In Europe, auto and oil-and-gas companies dragged the pan-continental Stoxx-Europe 600 down 1.4%. The index finished down 5.31 points, or 1.37%, to 381.64, posting its largest one-day point-and-percentage decline since Feb. 7. The FTSE 100 index closed the day down 1.2% as investors returned from a holiday and played catch up to Monday’s losses on the continent. The French CAC was down 87.77 points, or 1.60%, to 5395.75 — its largest one-day point-and-percentage decline since March 22. And the German DAX was down 194.14 points, or 1.58%, to 12092.74 — its largest one-day point decline since Feb. 7.
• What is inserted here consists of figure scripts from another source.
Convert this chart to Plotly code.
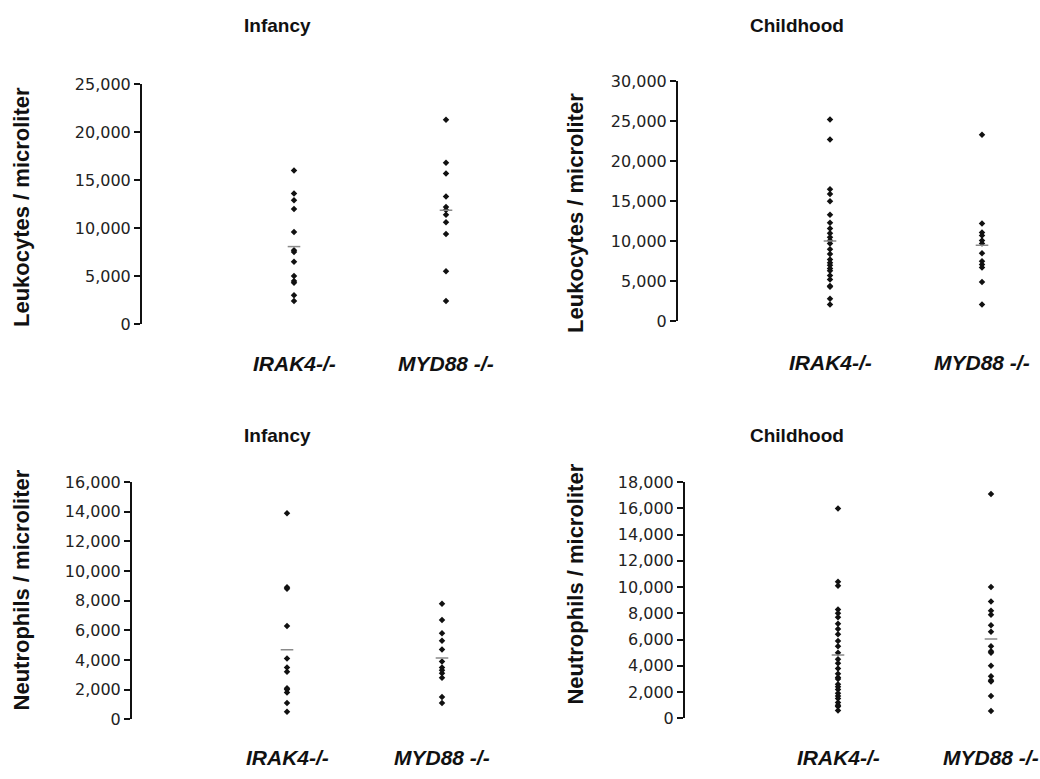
import numpy as np
import plotly.graph_objects as go

groups = ["IRAK4-/-", "MYD88 -/-"]

# Leukocytes per microliter
leuko_infancy_irak4 = [16000, 13600, 12900, 12000, 9600, 7700, 7500, 6500, 5000, 4500, 4300, 3000, 2400]
leuko_infancy_myd88 = [21300, 16800, 15700, 13300, 12200, 11900, 11400, 10600, 9400, 5500, 2400]
leuko_child_irak4 = [25200, 22700, 16500, 15900, 15000, 13300, 12300, 11600, 11000, 10500, 10100,
                     9700, 9000, 8400, 7700, 7300, 7000, 6600, 6300, 5700, 5200, 4400, 4300, 2800, 2100]
leuko_child_myd88 = [23300, 12200, 11100, 10700, 10100, 9700, 8500, 7500, 7100, 6700, 4900, 2100]

# Neutrophils per microliter
neutro_infancy_irak4 = [13900, 8900, 8800, 6300, 4100, 3500, 3200, 2100, 2000, 1800, 1100, 500]
neutro_infancy_myd88 = [7800, 6700, 5800, 5300, 4700, 3900, 3500, 3300, 3100, 2800, 1500, 1100]
neutro_child_irak4 = [16000, 10400, 10100, 8300, 8000, 7700, 7200, 6800, 6400, 5900, 5500, 5000, 4500,
                      4200, 3800, 3400, 3100, 3000, 2600, 2400, 2200, 1900, 1700, 1500, 1200, 1000, 900, 600]
neutro_child_myd88 = [17100, 10000, 8900, 8200, 7900, 7100, 6600, 5500, 5100, 5000, 4000, 3200, 2900,
                      2800, 1700, 550]

leuko_infancy_ticks = [0, 5000, 10000, 15000, 20000, 25000]
leuko_child_ticks = [0, 5000, 10000, 15000, 20000, 25000, 30000]
neutro_infancy_ticks = [0, 2000, 4000, 6000, 8000, 10000, 12000, 14000, 16000]
neutro_child_ticks = [0, 2000, 4000, 6000, 8000, 10000, 12000, 14000, 16000, 18000]

W, H = 1040, 779

# panel geometry in pixels
panels = [
    dict(title="Infancy", ytitle="Leukocytes / microliter", series=(leuko_infancy_irak4, leuko_infancy_myd88),
         ticks=leuko_infancy_ticks, ax=142, top=77, bot=323, step=152, xmax=2.5,
         title_xy=(277, 17), ytitle_xy=(21, 203), lab_y=363),
    dict(title="Childhood", ytitle="Leukocytes / microliter", series=(leuko_child_irak4, leuko_child_myd88),
         ticks=leuko_child_ticks, ax=678, top=74, bot=320, step=152, xmax=2.3,
         title_xy=(797, 17), ytitle_xy=(576, 209), lab_y=362),
    dict(title="Infancy", ytitle="Neutrophils / microliter", series=(neutro_infancy_irak4, neutro_infancy_myd88),
         ticks=neutro_infancy_ticks, ax=132, top=485, bot=728, step=155, xmax=2.5,
         title_xy=(277, 437), ytitle_xy=(21, 596), lab_y=767),
    dict(title="Childhood", ytitle="Neutrophils / microliter", series=(neutro_child_irak4, neutro_child_myd88),
         ticks=neutro_child_ticks, ax=685, top=485, bot=727, step=153, xmax=2.3,
         title_xy=(797, 437), ytitle_xy=(576, 590), lab_y=767),
]

fig = go.Figure()
annotations = []
layout_axes = {}

for i, p in enumerate(panels, start=1):
    xa = "x" if i == 1 else f"x{i}"
    ya = "y" if i == 1 else f"y{i}"
    x0 = p["ax"] / W
    x1 = (p["ax"] + p["xmax"] * p["step"]) / W
    y0 = 1 - p["bot"] / H
    y1 = 1 - p["top"] / H

    for k, vals in enumerate(p["series"]):
        pos = k + 1
        fig.add_trace(go.Scatter(
            x=[pos] * len(vals), y=vals, mode="markers", xaxis=xa, yaxis=ya,
            marker=dict(symbol="diamond", size=5, color="#111111"),
            showlegend=False, hoverinfo="y"))
        # group mean
        fig.add_trace(go.Scatter(
            x=[pos], y=[float(np.mean(vals))], mode="markers", xaxis=xa, yaxis=ya,
            marker=dict(symbol="line-ew", size=9, line=dict(color="#8a8a8a", width=1.5)),
            showlegend=False, hoverinfo="y"))

    ymax = p["ticks"][-1]
    layout_axes["xaxis" if i == 1 else f"xaxis{i}"] = dict(
        domain=[x0, x1], range=[0, p["xmax"]], anchor=ya, showline=False, showgrid=False,
        zeroline=False, showticklabels=False, ticks="")
    layout_axes["yaxis" if i == 1 else f"yaxis{i}"] = dict(
        domain=[y0, y1], range=[0, ymax], anchor=xa, showline=True, linecolor="#111111", linewidth=2,
        showgrid=False, zeroline=False, ticks="outside", ticklen=6, tickwidth=1.5, tickcolor="#111111",
        tickvals=p["ticks"], ticktext=[f"{t:,}" for t in p["ticks"]],
        tickfont=dict(family="DejaVu Sans", size=16, color="#222222"))

    tx, ty = p["title_xy"]
    annotations.append(dict(
        text="<b>" + p["title"] + "</b>", x=tx / W, y=1 - ty / H,
        xref="paper", yref="paper", showarrow=False, xanchor="center", yanchor="middle",
        font=dict(family="Liberation Sans", size=19, color="#111111")))
    yx, yy = p["ytitle_xy"]
    annotations.append(dict(
        text="<b>" + p["ytitle"] + "</b>", x=yx / W, y=1 - yy / H,
        xref="paper", yref="paper", showarrow=False, textangle=-90, xanchor="center", yanchor="middle",
        font=dict(family="Liberation Sans", size=22, color="#111111")))
    for k, g in enumerate(groups):
        annotations.append(dict(
            text="<b><i>" + g + "</i></b>", x=k + 1, y=1 - p["lab_y"] / H,
            xref=xa, yref="paper", showarrow=False, xanchor="center", yanchor="middle",
            font=dict(family="Liberation Sans", size=21, color="#111111")))

fig.update_layout(
    width=W, height=H, margin=dict(l=0, r=0, t=0, b=0),
    paper_bgcolor="white", plot_bgcolor="white",
    annotations=annotations, **layout_axes)

fig.write_html("out.html")
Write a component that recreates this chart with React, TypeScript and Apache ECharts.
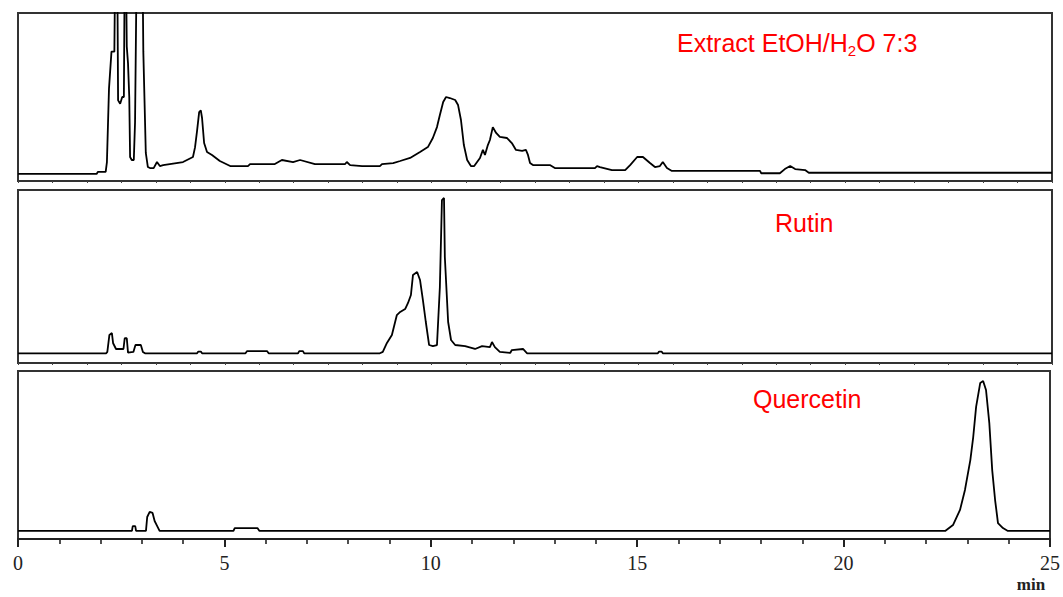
import React, { useEffect, useRef } from "react";
import * as echarts from "echarts";

// Retention time (min) and detector signal (relative units, 0–100 of panel height)
const extractTime = [0, 1.9, 1.93, 2.12, 2.15, 2.2, 2.26, 2.33, 2.35, 2.4, 2.42, 2.47, 2.52, 2.56, 2.58, 2.61, 2.63, 2.66, 2.69, 2.71, 2.75, 2.8, 2.83, 2.87, 3.01, 3.03, 3.09, 3.14, 3.19, 3.28, 3.36, 3.43, 3.51, 3.99, 4.23, 4.28, 4.33, 4.38, 4.42, 4.45, 4.5, 4.57, 4.69, 4.88, 5.13, 5.56, 5.61, 6.21, 6.38, 6.65, 6.82, 7.18, 7.91, 7.95, 8.03, 8.32, 8.75, 8.8, 9.07, 9.24, 9.48, 9.72, 9.91, 10.03, 10.13, 10.2, 10.28, 10.35, 10.44, 10.57, 10.64, 10.71, 10.78, 10.86, 10.95, 11.03, 11.17, 11.24, 11.29, 11.36, 11.41, 11.48, 11.56, 11.65, 11.82, 11.94, 12.04, 12.19, 12.28, 12.33, 12.38, 12.45, 12.86, 12.98, 13.95, 14.0, 14.07, 14.36, 14.68, 14.8, 14.97, 15.11, 15.28, 15.4, 15.52, 15.59, 15.69, 15.81, 17.94, 17.97, 18.42, 18.54, 18.67, 18.79, 19.03, 19.12, 25];
const extractSignal = [4.2, 4.2, 5.4, 5.4, 11.3, 55, 77, 77, 130, 130, 48, 46, 50, 50, 130, 130, 80, 70, 50, 14.3, 12.5, 12.5, 35, 130, 130, 77, 16.7, 8.3, 7.7, 7.7, 11.3, 8.9, 9.5, 11.3, 14.3, 20, 30, 41, 42, 37.5, 22.6, 17.3, 15.5, 11.9, 8.9, 8.9, 10.1, 10.1, 12.5, 11.3, 12.5, 10.1, 10.1, 11.3, 9.5, 8.9, 8.9, 10.1, 10.7, 11.9, 13.7, 17.3, 20.2, 25.6, 32.1, 39.3, 47, 50, 49.4, 48.2, 45.2, 36.3, 21.4, 12.5, 8.9, 8.9, 13.7, 18.5, 15.5, 21.4, 24.4, 32.1, 28.6, 26.2, 25.6, 22.6, 18.5, 17.9, 18.5, 15.5, 10.7, 9.5, 9.5, 7.7, 7.7, 8.9, 8.3, 6.5, 6.5, 9.5, 14.3, 14.3, 10.7, 8.3, 8.9, 11.3, 7.7, 6.0, 6.0, 4.6, 4.6, 7.1, 8.9, 7.1, 6.5, 4.9, 4.9];

const rutinTime = [0, 2.13, 2.16, 2.21, 2.27, 2.3, 2.37, 2.55, 2.58, 2.63, 2.66, 2.79, 2.84, 2.97, 3.02, 3.07, 4.33, 4.36, 4.42, 4.45, 5.5, 5.54, 6.02, 6.06, 6.77, 6.8, 6.89, 6.92, 8.75, 8.82, 8.92, 9.04, 9.16, 9.24, 9.36, 9.43, 9.5, 9.55, 9.65, 9.72, 9.79, 9.86, 9.94, 10.03, 10.13, 10.2, 10.25, 10.3, 10.32, 10.4, 10.47, 10.57, 10.81, 11.05, 11.22, 11.41, 11.46, 11.53, 11.65, 11.9, 11.94, 12.21, 12.31, 15.47, 15.5, 15.56, 15.59, 25];
const rutinSignal = [5.6, 5.6, 6.4, 16.2, 17.3, 11.4, 8.1, 8.1, 14.3, 14.3, 6.0, 6.4, 10.4, 10.4, 6.4, 5.6, 5.6, 6.6, 6.6, 5.6, 5.6, 6.9, 6.9, 5.6, 5.6, 6.9, 6.9, 5.6, 5.6, 6.4, 11.6, 16.2, 27.7, 29.5, 31.2, 34.7, 39.3, 50.9, 52.6, 48, 36.4, 23.7, 10.4, 9.8, 10.4, 43.9, 94.2, 95.4, 61.3, 23.7, 13.3, 10.4, 9.8, 8.1, 9.8, 9.2, 12.1, 9.2, 6.4, 5.8, 7.5, 8.1, 5.6, 5.6, 6.6, 6.6, 5.6, 5.6];

const quercetinTime = [0, 2.76, 2.78, 2.84, 2.86, 3.1, 3.13, 3.19, 3.26, 3.31, 3.36, 3.43, 5.22, 5.25, 5.8, 5.85, 22.46, 22.65, 22.82, 22.94, 23.07, 23.14, 23.21, 23.31, 23.38, 23.45, 23.53, 23.6, 23.67, 23.74, 23.86, 23.98, 25];
const quercetinSignal = [4.8, 4.8, 7.7, 7.7, 4.8, 4.8, 13.1, 16.1, 15.5, 10.7, 8.3, 4.8, 4.8, 6.5, 6.5, 4.8, 4.8, 8.3, 17.3, 29.2, 47, 60.7, 78.6, 92.9, 94, 88.7, 69, 41, 23.2, 9.5, 6.5, 4.8, 4.8];

const timeTicks = [0, 5, 10, 15, 20, 25];
const panelLabels = ["Rutin", "Quercetin"];

const zip = (t: number[], v: number[]) => t.map((x, i) => [x, v[i]]);

export default function App() {
  const ref = useRef<HTMLDivElement>(null);

  useEffect(() => {
    if (!ref.current) return;
    const chart = echarts.init(ref.current, null, { renderer: "svg" });

    const gridBase = {
      show: true,
      borderColor: "#333",
      borderWidth: 2,
      backgroundColor: "transparent",
      left: 18,
      right: 11,
    };

    const topAxis = (gridIndex: number) => ({
      gridIndex,
      type: "value",
      min: timeTicks[0],
      max: timeTicks[timeTicks.length - 1],
      interval: 5,
      axisLine: { show: false },
      axisTick: { show: true, length: 2, lineStyle: { color: "#444", width: 1 } },
      minorTick: { show: true, splitNumber: 6, length: 2, lineStyle: { color: "#444", width: 1 } },
      axisLabel: { show: false },
      splitLine: { show: false },
    });

    const lineSeries = (idx: number, data: number[][]) => ({
      type: "line",
      xAxisIndex: idx,
      yAxisIndex: idx,
      data,
      showSymbol: false,
      clip: true,
      lineStyle: { color: "#000", width: 1.8 },
      emphasis: { disabled: true },
    });

    chart.setOption({
      animation: false,
      backgroundColor: "#fff",
      grid: [
        { ...gridBase, top: 13, height: 168 },
        { ...gridBase, top: 190, height: 173 },
        { ...gridBase, top: 371, height: 168 },
      ],
      xAxis: [
        topAxis(0),
        topAxis(1),
        {
          gridIndex: 2,
          type: "value",
          min: timeTicks[0],
          max: timeTicks[timeTicks.length - 1],
          interval: 5,
          axisLine: { show: true, onZero: false, lineStyle: { color: "#222", width: 2 } },
          axisTick: { show: true, length: 8, lineStyle: { color: "#222", width: 2 } },
          minorTick: { show: true, splitNumber: 5, length: 5, lineStyle: { color: "#222", width: 1.6 } },
          axisLabel: {
            fontFamily: "Liberation Serif",
            fontSize: 20,
            color: "#222",
            margin: 14,
          },
          splitLine: { show: false },
        },
      ],
      yAxis: [0, 1, 2].map((i) => ({
        gridIndex: i,
        type: "value",
        min: 0,
        max: 100,
        show: false,
        splitLine: { show: false },
      })),
      series: [
        lineSeries(0, zip(extractTime, extractSignal)),
        lineSeries(1, zip(rutinTime, rutinSignal)),
        lineSeries(2, zip(quercetinTime, quercetinSignal)),
      ],
      graphic: [
        {
          type: "text",
          x: 677,
          y: 28,
          style: {
            text: "{m|Extract EtOH/H}{s|2}{m|O 7:3}",
            rich: {
              m: { fontSize: 25, lineHeight: 30, fontFamily: "Liberation Sans", fill: "#ff0000" },
              s: { fontSize: 15, lineHeight: 13, verticalAlign: "bottom", fontFamily: "Liberation Sans", fill: "#ff0000" },
            },
          },
        },
        {
          type: "text",
          x: 775,
          y: 208,
          style: {
            text: panelLabels[0],
            fontSize: 25,
            lineHeight: 30,
            fontFamily: "Liberation Sans",
            fill: "#ff0000",
          },
        },
        {
          type: "text",
          x: 753,
          y: 384,
          style: {
            text: panelLabels[1],
            fontSize: 25,
            lineHeight: 30,
            fontFamily: "Liberation Sans",
            fill: "#ff0000",
          },
        },
        {
          type: "text",
          x: 1031,
          y: 576,
          style: {
            text: "min",
            fontSize: 17,
            fontWeight: "bold",
            fontFamily: "Liberation Serif",
            fill: "#222",
            align: "center",
          },
        },
      ],
    });

    return () => chart.dispose();
  }, []);

  return (
    <div
      ref={ref}
      style={{ position: "fixed", left: 0, top: 0, width: 1063, height: 597, background: "#fff" }}
    />
  );
}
Asian equities reversed some of Monday’s noted selling, while the three markets which were closed Monday for a holiday — Japan, South Korea and Thailand — all logged declines. The Nikkei’s decline was the biggest at 1.5% as Japan’s market had been closed for a 10-day holiday. Meanwhile, Chinese stocks had a roller-coaster session following Monday’s plunge before finishing with gains of more than 0.5%. Southeast Asia performed better, with indexes there rising at least 0.5%. Most indexes rose after China’s Commerce Ministry said Vice Premier Liu He will visit Washington to continue trade talks on Thursday and Friday. The move comes after initial reports suggested the talks could be delayed or canceled altogether. The Shanghai Composite rose 0.7% while the Hang Seng gained 0.4%. Japan’s Nikkei fell 1.5%, however, as it played catch up with other indexes after reopening following an extended period of holiday closures. Indian shares were among key underperformers in Asia even as many equity markets in the region partly recovered from yesterday’s heavy selling. The S&P BSE Sensex ended down 0.8% at 38276.63 with only 7/30 constituents ending higher.